Nothing in the data should change when you return it, but leave the pictures out.

DATASET EXTRACT —
--- Start ---

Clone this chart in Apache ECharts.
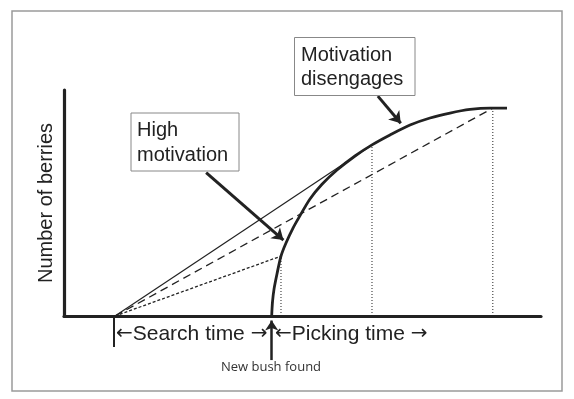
<!DOCTYPE html>
<html>
<head>
<meta charset="utf-8">
<script src="https://cdn.jsdelivr.net/npm/echarts@6/dist/echarts.min.js"></script>
<style>
html,body{margin:0;padding:0;background:#fff;}
#chart{width:574px;height:399px;}
</style>
</head>
<body>
<div id="chart"></div>
<script>
// ---- data (time units on x, berries on y) ----
const curveTime    = [43.54, 43.71, 44.03, 44.65, 45.49, 46.54, 48.01, 49.48, 51.57, 54.09, 57.23, 61.01, 64.57, 68.34, 72.54, 76.73, 80.92, 85.12, 89.31, 92.87];
const curveBerries = [0,     6.2,   11.9,  18.6,  26.5,  32.3,  38.9,  44.4,  51.8,  58.3,  64.6,  70.8,  75.7,  80.1,  84.5,  87.6,  89.8,  91.4,  92.0,  92.0];
const searchStart = 10.7;               // time the search begins
const bushFound = 43.54;                // time the new bush is found
const leaveTimes   = [45.49, 64.57, 89.9];  // candidate leaving times
const leaveBerries = [26.5, 75.7, 92.0];    // berries at those times
const yAxisTitle = 'Number of berries';
const labels = {
  high: ['High', 'motivation'],
  diseng: ['Motivation', 'disengages'],
  search: 'Search time',
  picking: 'Picking time',
  bush: 'New bush found'
};
// annotation arrows [from, to] in data space
const arrowHigh   = [[29.8, 63.4], [46.0, 33.6]];
const arrowDiseng = [[65.8, 97.3], [70.6, 85.3]];
const arrowBush   = [[bushFound, -19.5], [bushFound, -2.0]];
const searchTick  = [[searchStart - 0.3, 0], [searchStart - 0.3, -13.7]];

const curveData = curveTime.map((t, i) => [t, curveBerries[i]]);
const ink = '#222';
const mainFont = '"Liberation Sans", Arial, sans-serif';

const chart = echarts.init(document.getElementById('chart'));
const lineStyles = [
  {width: 1.2, type: 'solid'},
  {width: 1.3, type: [8, 5]},
  {width: 1.3, type: [3, 2]}
];
const raySeries = [0, 1, 2].map(k => {
  const idx = [1, 2, 0][k];
  return {
    type: 'line', silent: true, symbol: 'none', animation: false,
    data: [[searchStart, 0], [leaveTimes[idx], leaveBerries[idx]]],
    lineStyle: Object.assign({color: ink}, lineStyles[k])
  };
});
const vertSeries = leaveTimes.map((t, i) => ({
  type: 'line', silent: true, symbol: 'none', animation: false,
  data: [[t, 0], [t, leaveBerries[i]]],
  lineStyle: {color: ink, width: 1, type: [1, 2]}
}));
function arrowSeries(pts, w, size) {
  return {
    type: 'lines', coordinateSystem: 'cartesian2d', silent: true, animation: false,
    clip: false, symbol: ['none', 'arrow'], symbolSize: size,
    lineStyle: {color: ink, width: w, opacity: 1},
    data: [{coords: pts}]
  };
}
const richArrows = {
  a: {fontFamily: 'DejaVu Sans', fontSize: 20, fill: ink, color: ink},
  t: {fontFamily: mainFont, fontSize: 21, fill: ink, color: ink}
};

chart.setOption({
  animation: false,
  backgroundColor: '#fff',
  grid: {left: 64, right: 33, top: 90, bottom: 83},
  xAxis: {
    type: 'value', min: 0, max: 100,
    axisLine: {show: true, lineStyle: {color: ink, width: 3.2}},
    axisTick: {show: false}, axisLabel: {show: false}, splitLine: {show: false}
  },
  yAxis: {
    type: 'value', min: 0, max: 100,
    name: yAxisTitle, nameLocation: 'middle', nameRotate: 90, nameGap: 8,
    nameTextStyle: {color: ink, fontSize: 20, fontFamily: mainFont},
    axisLine: {show: true, lineStyle: {color: ink, width: 3.2}},
    axisTick: {show: false}, axisLabel: {show: false}, splitLine: {show: false}
  },
  series: [
    ...vertSeries,
    ...raySeries,
    {
      type: 'line', silent: true, symbol: 'none', animation: false,
      smooth: 0.3,
      data: curveData,
      lineStyle: {color: ink, width: 2.8}
    },
    arrowSeries(arrowHigh, 3, [0, 11]),
    arrowSeries(arrowDiseng, 3, [0, 11]),
    arrowSeries(arrowBush, 2.5, [0, 10]),
    {
      type: 'lines', coordinateSystem: 'cartesian2d', silent: true, animation: false, clip: false,
      symbol: 'none', lineStyle: {color: ink, width: 2, opacity: 1},
      data: [{coords: searchTick}]
    }
  ],
  graphic: [
    {type: 'rect', shape: {x: 12, y: 11, width: 550, height: 380},
     style: {fill: 'none', stroke: '#9a9a9a', lineWidth: 1.5}, z: 0},
    {type: 'rect', shape: {x: 131, y: 113, width: 108, height: 58},
     style: {fill: '#fff', stroke: '#888', lineWidth: 1}, z: 10},
    {type: 'text', x: 137, y: 130, z: 11,
     style: {text: labels.high[0], font: '20px ' + mainFont, fill: ink, verticalAlign: 'middle'}},
    {type: 'text', x: 137, y: 155, z: 11,
     style: {text: labels.high[1], font: '20px ' + mainFont, fill: ink, verticalAlign: 'middle'}},
    {type: 'rect', shape: {x: 294.5, y: 37.5, width: 120.5, height: 58},
     style: {fill: '#fff', stroke: '#888', lineWidth: 1}, z: 10},
    {type: 'text', x: 301, y: 55, z: 11,
     style: {text: labels.diseng[0], font: '20px ' + mainFont, fill: ink, verticalAlign: 'middle'}},
    {type: 'text', x: 301, y: 79, z: 11,
     style: {text: labels.diseng[1], font: '20px ' + mainFont, fill: ink, verticalAlign: 'middle'}},
    {type: 'text', x: 116, y: 334, z: 11,
     style: {text: '{a|\u2190}{t|' + labels.search + ' }{a|\u2192}', rich: richArrows, verticalAlign: 'middle'}},
    {type: 'text', x: 275, y: 334, z: 11,
     style: {text: '{a|\u2190}{t|' + labels.picking + ' }{a|\u2192}', rich: richArrows, verticalAlign: 'middle'}},
    {type: 'text', x: 271, y: 367, z: 11,
     style: {text: labels.bush, font: '13px "Open Sans", sans-serif', fill: '#333', align: 'center', verticalAlign: 'middle'}}
  ]
});
</script>
</body>
</html>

--- End ---

SOLUTION FOR THIS TASK —
Clone this chart in Apache ECharts.
<!DOCTYPE html>
<html>
<head>
<meta charset="utf-8">
<script src="https://cdn.jsdelivr.net/npm/echarts@6/dist/echarts.min.js"></script>
<style>
html,body{margin:0;padding:0;background:#fff;}
#chart{width:574px;height:399px;}
</style>
</head>
<body>
<div id="chart"></div>
<script>
// ---- data (time units on x, berries on y) ----
const curveTime    = [43.54, 43.71, 44.03, 44.65, 45.49, 46.54, 48.01, 49.48, 51.57, 54.09, 57.23, 61.01, 64.57, 68.34, 72.54, 76.73, 80.92, 85.12, 89.31, 92.87];
const curveBerries = [0,     6.2,   11.9,  18.6,  26.5,  32.3,  38.9,  44.4,  51.8,  58.3,  64.6,  70.8,  75.7,  80.1,  84.5,  87.6,  89.8,  91.4,  92.0,  92.0];
const searchStart = 10.7;               // time the search begins
const bushFound = 43.54;                // time the new bush is found
const leaveTimes   = [45.49, 64.57, 89.9];  // candidate leaving times
const leaveBerries = [26.5, 75.7, 92.0];    // berries at those times
const yAxisTitle = 'Number of berries';
const labels = {
  high: ['High', 'motivation'],
  diseng: ['Motivation', 'disengages'],
  search: 'Search time',
  picking: 'Picking time',
  bush: 'New bush found'
};
// annotation arrows [from, to] in data space
const arrowHigh   = [[29.8, 63.4], [46.0, 33.6]];
const arrowDiseng = [[65.8, 97.3], [70.6, 85.3]];
const arrowBush   = [[bushFound, -19.5], [bushFound, -2.0]];
const searchTick  = [[searchStart - 0.3, 0], [searchStart - 0.3, -13.7]];

const curveData = curveTime.map((t, i) => [t, curveBerries[i]]);
const ink = '#222';
const mainFont = '"Liberation Sans", Arial, sans-serif';

const chart = echarts.init(document.getElementById('chart'));
const lineStyles = [
  {width: 1.2, type: 'solid'},
  {width: 1.3, type: [8, 5]},
  {width: 1.3, type: [3, 2]}
];
const raySeries = [0, 1, 2].map(k => {
  const idx = [1, 2, 0][k];
  return {
    type: 'line', silent: true, symbol: 'none', animation: false,
    data: [[searchStart, 0], [leaveTimes[idx], leaveBerries[idx]]],
    lineStyle: Object.assign({color: ink}, lineStyles[k])
  };
});
const vertSeries = leaveTimes.map((t, i) => ({
  type: 'line', silent: true, symbol: 'none', animation: false,
  data: [[t, 0], [t, leaveBerries[i]]],
  lineStyle: {color: ink, width: 1, type: [1, 2]}
}));
function arrowSeries(pts, w, size) {
  return {
    type: 'lines', coordinateSystem: 'cartesian2d', silent: true, animation: false,
    clip: false, symbol: ['none', 'arrow'], symbolSize: size,
    lineStyle: {color: ink, width: w, opacity: 1},
    data: [{coords: pts}]
  };
}
const richArrows = {
  a: {fontFamily: 'DejaVu Sans', fontSize: 20, fill: ink, color: ink},
  t: {fontFamily: mainFont, fontSize: 21, fill: ink, color: ink}
};

chart.setOption({
  animation: false,
  backgroundColor: '#fff',
  grid: {left: 64, right: 33, top: 90, bottom: 83},
  xAxis: {
    type: 'value', min: 0, max: 100,
    axisLine: {show: true, lineStyle: {color: ink, width: 3.2}},
    axisTick: {show: false}, axisLabel: {show: false}, splitLine: {show: false}
  },
  yAxis: {
    type: 'value', min: 0, max: 100,
    name: yAxisTitle, nameLocation: 'middle', nameRotate: 90, nameGap: 8,
    nameTextStyle: {color: ink, fontSize: 20, fontFamily: mainFont},
    axisLine: {show: true, lineStyle: {color: ink, width: 3.2}},
    axisTick: {show: false}, axisLabel: {show: false}, splitLine: {show: false}
  },
  series: [
    ...vertSeries,
    ...raySeries,
    {
      type: 'line', silent: true, symbol: 'none', animation: false,
      smooth: 0.3,
      data: curveData,
      lineStyle: {color: ink, width: 2.8}
    },
    arrowSeries(arrowHigh, 3, [0, 11]),
    arrowSeries(arrowDiseng, 3, [0, 11]),
    arrowSeries(arrowBush, 2.5, [0, 10]),
    {
      type: 'lines', coordinateSystem: 'cartesian2d', silent: true, animation: false, clip: false,
      symbol: 'none', lineStyle: {color: ink, width: 2, opacity: 1},
      data: [{coords: searchTick}]
    }
  ],
  graphic: [
    {type: 'rect', shape: {x: 12, y: 11, width: 550, height: 380},
     style: {fill: 'none', stroke: '#9a9a9a', lineWidth: 1.5}, z: 0},
    {type: 'rect', shape: {x: 131, y: 113, width: 108, height: 58},
     style: {fill: '#fff', stroke: '#888', lineWidth: 1}, z: 10},
    {type: 'text', x: 137, y: 130, z: 11,
     style: {text: labels.high[0], font: '20px ' + mainFont, fill: ink, verticalAlign: 'middle'}},
    {type: 'text', x: 137, y: 155, z: 11,
     style: {text: labels.high[1], font: '20px ' + mainFont, fill: ink, verticalAlign: 'middle'}},
    {type: 'rect', shape: {x: 294.5, y: 37.5, width: 120.5, height: 58},
     style: {fill: '#fff', stroke: '#888', lineWidth: 1}, z: 10},
    {type: 'text', x: 301, y: 55, z: 11,
     style: {text: labels.diseng[0], font: '20px ' + mainFont, fill: ink, verticalAlign: 'middle'}},
    {type: 'text', x: 301, y: 79, z: 11,
     style: {text: labels.diseng[1], font: '20px ' + mainFont, fill: ink, verticalAlign: 'middle'}},
    {type: 'text', x: 116, y: 334, z: 11,
     style: {text: '{a|\u2190}{t|' + labels.search + ' }{a|\u2192}', rich: richArrows, verticalAlign: 'middle'}},
    {type: 'text', x: 275, y: 334, z: 11,
     style: {text: '{a|\u2190}{t|' + labels.picking + ' }{a|\u2192}', rich: richArrows, verticalAlign: 'middle'}},
    {type: 'text', x: 271, y: 367, z: 11,
     style: {text: labels.bush, font: '13px "Open Sans", sans-serif', fill: '#333', align: 'center', verticalAlign: 'middle'}}
  ]
});
</script>
</body>
</html>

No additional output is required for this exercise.